A ação inédita da DPE se deu em casos de extrema vulnerabilidade social, com base na tese “custos vulnerabilis”, que envolvam a fragilidade de pessoas ou grupos em situações de risco ou abandono.
O sepultamento ocorreu no cemitério Nossa Senhora Aparecida, localizado no bairro Tarumã, zona oeste da capital, com o auxílio da Prefeitura de Manaus por meio do programa SOS Funeral.
Os bebês, que nasceram mortos ou faleceram logo após o nascimento, foram abandonados por suas mães, mulheres em situação de vulnerabilidade social, e estavam armazenados há pelo menos três anos na maternidade. Conforme a defensoria, sem qualquer perspectiva de um enterro digno, já que a maternidade tentou contato com os responsáveis, sem sucesso.
A ação, que envolveu a judicialização para a autorização de sepultamento e o registro tardio de óbito, chegou à defensoria por meio do Comitê de Enfrentamento à Violência Obstétrica no Amazonas.
Em seguida, o caso foi assumido pela Defensoria Especializada no Atendimento de Registros Públicos, que tem como titular a defensora pública Rosimeire Barbosa, responsável por conduzir todo o processo.
“Após termos conhecimento da situação, verificamos como a Defensoria do Amazonas poderia atuar para garantir a estas crianças um enterro digno. Durante esse processo, constatamos que as mães estavam em extrema vulnerabilidade, sendo, em sua maioria, pessoas em situação de rua e dependentes químicas. Por isso, decidimos ajuizar essa demanda para obter a autorização de sepultamento combinada com o registro tardio de óbito”.
Leia mais
DPE-AM vence prêmio do CNJ com projeto Libertar-te
Quando um bebê morre recém-nascido ou nasce morto, a maternidade deve seguir alguns passos. Primeiro, é necessário obter a declaração de óbito feita pelo médico e levá-la ao cartório para a emissão tanto da certidão de nascimento quanto da de óbito.
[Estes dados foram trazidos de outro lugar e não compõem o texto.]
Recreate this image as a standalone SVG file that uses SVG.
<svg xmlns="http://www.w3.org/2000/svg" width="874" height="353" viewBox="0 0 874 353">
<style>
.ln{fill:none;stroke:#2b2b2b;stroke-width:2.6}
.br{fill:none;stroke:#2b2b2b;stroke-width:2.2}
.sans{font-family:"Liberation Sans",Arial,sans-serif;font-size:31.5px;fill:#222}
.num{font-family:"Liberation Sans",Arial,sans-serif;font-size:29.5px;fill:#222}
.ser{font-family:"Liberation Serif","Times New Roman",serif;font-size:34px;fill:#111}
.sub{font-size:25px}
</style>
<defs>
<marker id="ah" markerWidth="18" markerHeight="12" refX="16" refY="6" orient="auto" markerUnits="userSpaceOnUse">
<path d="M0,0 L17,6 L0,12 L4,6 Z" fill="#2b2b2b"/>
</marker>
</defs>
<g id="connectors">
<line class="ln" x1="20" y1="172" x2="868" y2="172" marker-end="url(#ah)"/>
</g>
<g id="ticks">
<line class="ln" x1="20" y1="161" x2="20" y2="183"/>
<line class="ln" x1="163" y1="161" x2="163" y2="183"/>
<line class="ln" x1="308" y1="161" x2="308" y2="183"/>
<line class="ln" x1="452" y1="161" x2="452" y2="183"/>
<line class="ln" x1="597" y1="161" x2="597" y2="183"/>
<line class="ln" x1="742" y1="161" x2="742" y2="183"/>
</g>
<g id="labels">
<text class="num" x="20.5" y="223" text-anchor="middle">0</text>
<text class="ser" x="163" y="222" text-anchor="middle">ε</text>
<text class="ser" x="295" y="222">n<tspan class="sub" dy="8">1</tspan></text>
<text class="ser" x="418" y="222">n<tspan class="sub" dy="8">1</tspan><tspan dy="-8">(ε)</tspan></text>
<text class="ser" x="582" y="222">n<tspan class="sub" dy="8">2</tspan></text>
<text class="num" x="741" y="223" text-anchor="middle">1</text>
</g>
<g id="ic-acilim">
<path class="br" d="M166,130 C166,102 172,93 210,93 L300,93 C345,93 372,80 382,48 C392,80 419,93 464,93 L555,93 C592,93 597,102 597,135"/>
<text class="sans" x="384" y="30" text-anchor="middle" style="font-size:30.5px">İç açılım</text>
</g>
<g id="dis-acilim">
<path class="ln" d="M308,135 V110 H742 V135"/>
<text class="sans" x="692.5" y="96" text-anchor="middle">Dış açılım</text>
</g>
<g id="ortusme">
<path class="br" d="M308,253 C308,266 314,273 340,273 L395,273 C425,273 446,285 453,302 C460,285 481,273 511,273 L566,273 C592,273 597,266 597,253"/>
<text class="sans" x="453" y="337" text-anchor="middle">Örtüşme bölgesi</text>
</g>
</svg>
Após isso, o SOS Funeral é acionado para dar continuidade ao processo. Se o feto pesa menos de 500 gramas, ele é descartado; no entanto, quando o peso é superior, uma resolução do Conselho Federal de Medicina (CFM) estabelece que o corpo não pode ser descartado e que o sepultamento, assim como a emissão do registro de óbito, é obrigatório.
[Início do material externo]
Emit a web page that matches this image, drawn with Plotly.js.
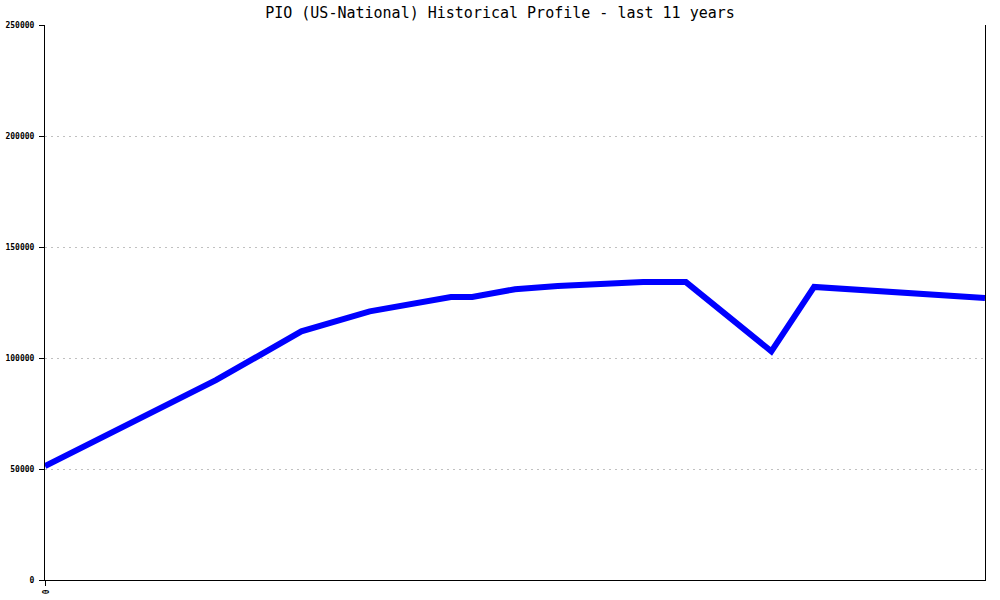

Esse era o caso dos corpos abandonados. Dessa forma, com base na lei, a Defensoria do Amazonas obteve resposta positiva do juízo e foi autorizada a realizar o enterro. Contudo, surgiram dois fatores complicadores: a falta de espaço para o sepultamento e a intervenção de um terceiro interessado, a Amazon Crematório, que se apresentou para cremar os corpos das crianças.
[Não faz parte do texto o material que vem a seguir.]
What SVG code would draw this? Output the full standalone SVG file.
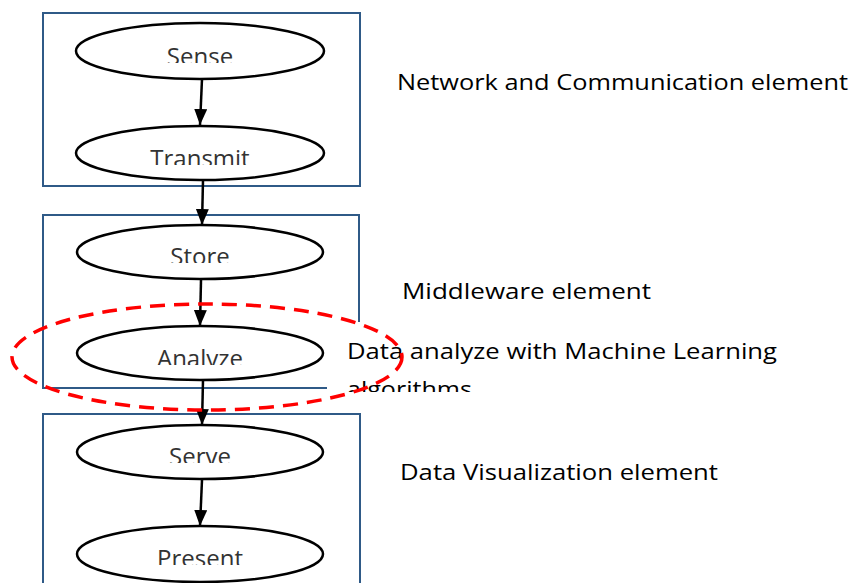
<svg xmlns="http://www.w3.org/2000/svg" width="865" height="583" viewBox="0 0 865 583">
<style>
.box{fill:none;stroke:#2f5a87;stroke-width:2}
.ell{fill:#fff;stroke:#000;stroke-width:2.5}
.lbl{font-family:"Open Sans","Liberation Sans",sans-serif;font-size:24px;fill:#333;text-anchor:middle}
.side{font-family:"Open Sans","Liberation Sans",sans-serif;font-size:21px;fill:#000}
.con{stroke:#000;stroke-width:2.5;fill:none;marker-end:url(#ah)}
</style>
<defs>
<marker id="ah" viewBox="0 0 16 13" refX="16" refY="6.5" markerWidth="16" markerHeight="13" markerUnits="userSpaceOnUse" orient="auto">
<path d="M0,0 L16,6.5 L0,13 Z" fill="#000"/>
</marker>
<clipPath id="c1"><rect x="0" y="0" width="865" height="63"/></clipPath>
<clipPath id="c2"><rect x="0" y="0" width="865" height="165"/></clipPath>
<clipPath id="c3"><rect x="0" y="0" width="865" height="263"/></clipPath>
<clipPath id="c4"><rect x="0" y="0" width="865" height="365"/></clipPath>
<clipPath id="c5"><rect x="0" y="0" width="865" height="463"/></clipPath>
<clipPath id="c6"><rect x="0" y="0" width="865" height="565"/></clipPath>
<clipPath id="ct"><rect x="327" y="322" width="520" height="70"/></clipPath>
</defs>
<rect class="box" x="43" y="13" width="317" height="173"/>
<path class="box" d="M359,322 V215 H43 V388 H327"/>
<rect class="box" x="43" y="414" width="317" height="190"/>
<g id="sense"><ellipse class="ell" cx="200" cy="51" rx="124" ry="28"/><text class="lbl" x="200" y="65" clip-path="url(#c1)">Sense</text></g>
<g id="transmit"><ellipse class="ell" cx="200" cy="153" rx="124" ry="27"/><text class="lbl" x="200" y="167" clip-path="url(#c2)">Transmit</text></g>
<g id="store"><ellipse class="ell" cx="200" cy="252" rx="123" ry="27"/><text class="lbl" x="200" y="265" clip-path="url(#c3)">Store</text></g>
<g id="analyze"><ellipse class="ell" cx="200" cy="353" rx="123" ry="27"/><text class="lbl" x="200" y="367" clip-path="url(#c4)">Analyze</text></g>
<g id="serve"><ellipse class="ell" cx="200" cy="452" rx="123" ry="27"/><text class="lbl" x="200" y="465" clip-path="url(#c5)">Serve</text></g>
<g id="present"><ellipse class="ell" cx="200" cy="554" rx="123" ry="28"/><text class="lbl" x="200" y="567" clip-path="url(#c6)">Present</text></g>
<g id="connectors">
<path class="con" d="M202,79 L200,125"/>
<path class="con" d="M203,180 L202,225"/>
<path class="con" d="M201,280 L200,326"/>
<path class="con" d="M203,380 L202,425"/>
<path class="con" d="M202,480 L200,526"/>
</g>
<g id="labels">
<text class="side" x="397" y="90" textLength="451" lengthAdjust="spacingAndGlyphs">Network and Communication element</text>
<text class="side" x="402" y="299" textLength="249" lengthAdjust="spacingAndGlyphs">Middleware element</text>
<text class="side" x="400" y="480" textLength="318" lengthAdjust="spacingAndGlyphs">Data Visualization element</text>
<g id="ml" clip-path="url(#ct)">
<rect x="327" y="322" width="520" height="70" fill="#fff"/>
<text class="side" x="347" y="359" textLength="430" lengthAdjust="spacingAndGlyphs">Data analyze with Machine Learning</text>
<text class="side" x="347" y="397" textLength="125" lengthAdjust="spacingAndGlyphs">algorithms</text>
</g>
</g>
<g id="highlight"><ellipse cx="207" cy="357" rx="195" ry="53" fill="none" stroke="#f00" stroke-width="3.5" stroke-dasharray="15,9"/></g>
</svg>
“De acordo com a legislação brasileira, a cremação só pode ser realizada com autorização da família ou em situações de saúde pública. Como não havia autorização das famílias, a atitude da Amazon Crematório era ilegal.
A defensoria, então, procurou a Procuradoria-Geral do Município (PGM), alertando sobre a ilegalidade da ação.
“Como resultado, a Justiça obrigou o estado a garantir um sepultamento digno no cemitério, assegurando que as crianças fossem enterradas de forma adequada”, disse Rosimeire.